Cumhurbaşkanı İvanov, Türkiye, ABD, AB Büyükelçileri ve AGİT Misyon Şefi ile görüştü. Başbakan Gruevski ise ABD, AB, İngiltere, Fransa, Almanya ve İtalya Büyükelçilerini ağırladı.

ABD her iki toplantıya katılırken, Rusya hiçbir toplantıda yer almadı. ABD Büyükelçisinin, Başbakan Gruevski’yi eleştiren açıklamalar yapması da önemli bir ayrıntı.

Tüm bunlar, “Türk Akımı” projesi üzerinden Balkanlar’a sirayet eden AB, ABD ve Rusya çekişmesinin açık bir tezahürü. Kumanova baskını, vesilesi ile ‘Türk Akımı’na ev sahipliği yapacak ülkelerden birisi olan Makedonya’nın kulağı çekildi. 

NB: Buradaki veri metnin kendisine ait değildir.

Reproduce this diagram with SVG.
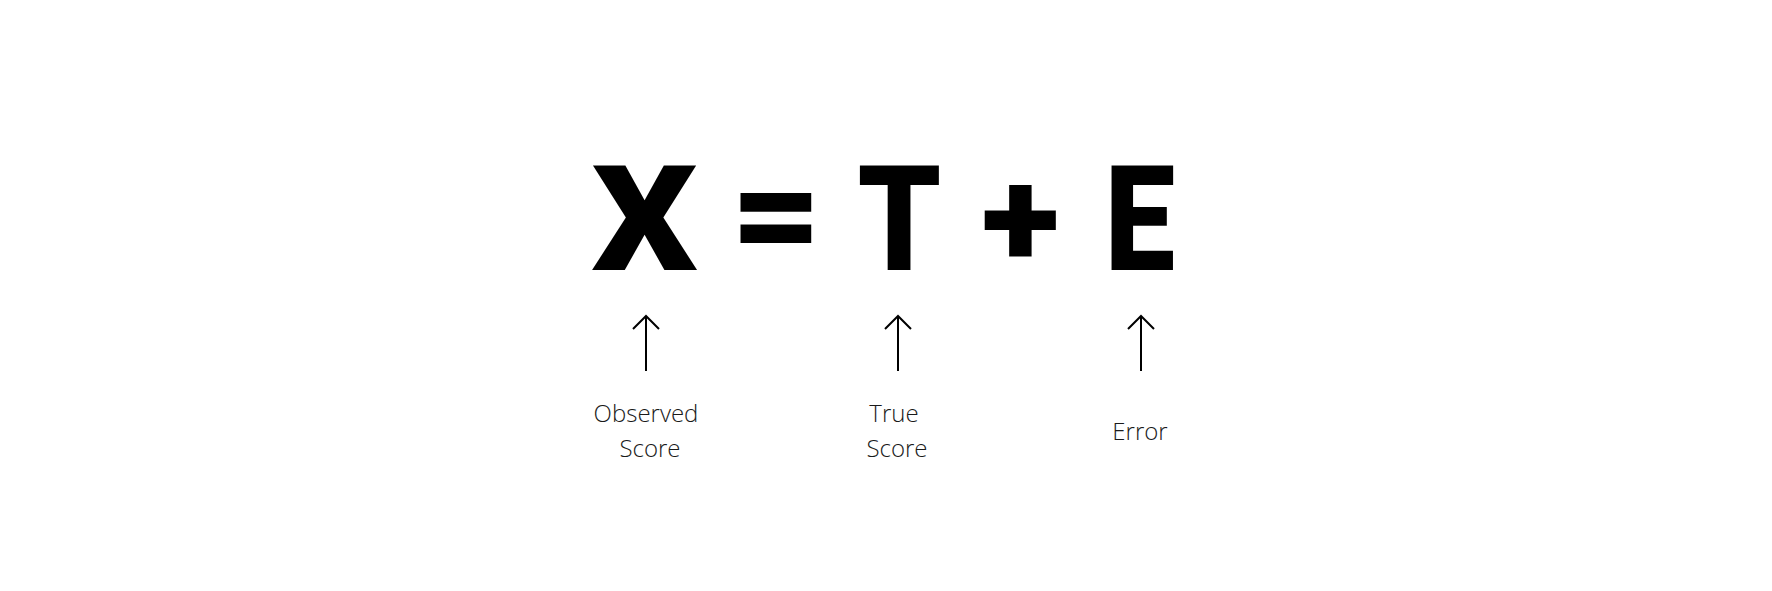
<svg xmlns="http://www.w3.org/2000/svg" width="1772" height="591" viewBox="0 0 1772 591">
<style>
.big{font-family:Roboto,"Liberation Sans",sans-serif;font-weight:900;font-size:146px;fill:#000;text-anchor:middle}
.lbl{font-family:"Open Sans","Liberation Sans",sans-serif;font-weight:300;font-size:24px;fill:#1a1a1a;text-anchor:middle}
.arr{stroke:#000;stroke-width:2;fill:none}
</style>
<rect width="1772" height="591" fill="#fff"/>
<g id="eq">
<text id="X" class="big" x="0" y="270" transform="translate(644.5 0) scale(1.134 1)">X</text>
<text id="eqsign" class="big" x="0" y="263" transform="translate(776.5 0) scale(1.07 1)">=</text>
<text id="T" class="big" x="0" y="270" transform="translate(899.5 0) scale(0.91 1)">T</text>
<text id="plus" class="big" x="0" y="0" transform="translate(1020.5 266) scale(1 0.94)">+</text>
<text id="E" class="big" x="0" y="270" transform="translate(1140 0) scale(0.86 1)">E</text>
</g>
<g id="connectors">
<path class="arr" d="M646 371V316M633 329L646 316L659 329"/>
<path class="arr" d="M898 371V316M885 329L898 316L911 329"/>
<path class="arr" d="M1141 371V316M1128 329L1141 316L1154 329"/>
</g>
<g id="observed"><text class="lbl" x="646" y="422">Observed</text><text class="lbl" x="650" y="457">Score</text></g>
<g id="true"><text class="lbl" x="894" y="422">True</text><text class="lbl" x="897" y="457">Score</text></g>
<g id="error"><text class="lbl" x="1140" y="440">Error</text></g>
</svg>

Gruevski Hükümeti, Dimyata pirince giderken, evdeki bulgurdan da oldu. Kanlı baskın öncesinde Arnavut grupla yapılan telefon görüşmesinin kayıtlarını ABD Büyükelçiliği’ne sunan, İçişleri Bakanı, Ulaştırma Bakanı ve İstihbarat Müdürü, istifa etmek zorunda kaldılar.

Hükümet, iki bakan ve istihbarat müdürünü kurban ederek, bu işten sıyrılmak istiyor. Ancak muhalefetin durmaya niyeti yok. 17 Mayıs’ta Üsküp’te düzenlenen son protestoya katılım, beklenin üzerinde oldu. SDSM önderliğindeki protestoculara, muhalefetteki Türk partileri THP ve TMBH de destek verdiler. Her ne kadar Arnavut partileri destek vermediklerini söyleseler de, mitinge çok sayıda Arnavut da katıldı.

Özetle, Gruevski Hükümeti ve VMDO-DPMN, milliyetçi ve diğer etnik unsurları asimile etmeyi hedefleyen politikalardan vazgeçmezse, Makedonya’nın teneşirdeki yeri çoktan hazır. Baskı politikaları devam ederse, bu yol ‘Büyük Arnavutluk’a kadar gidebilir.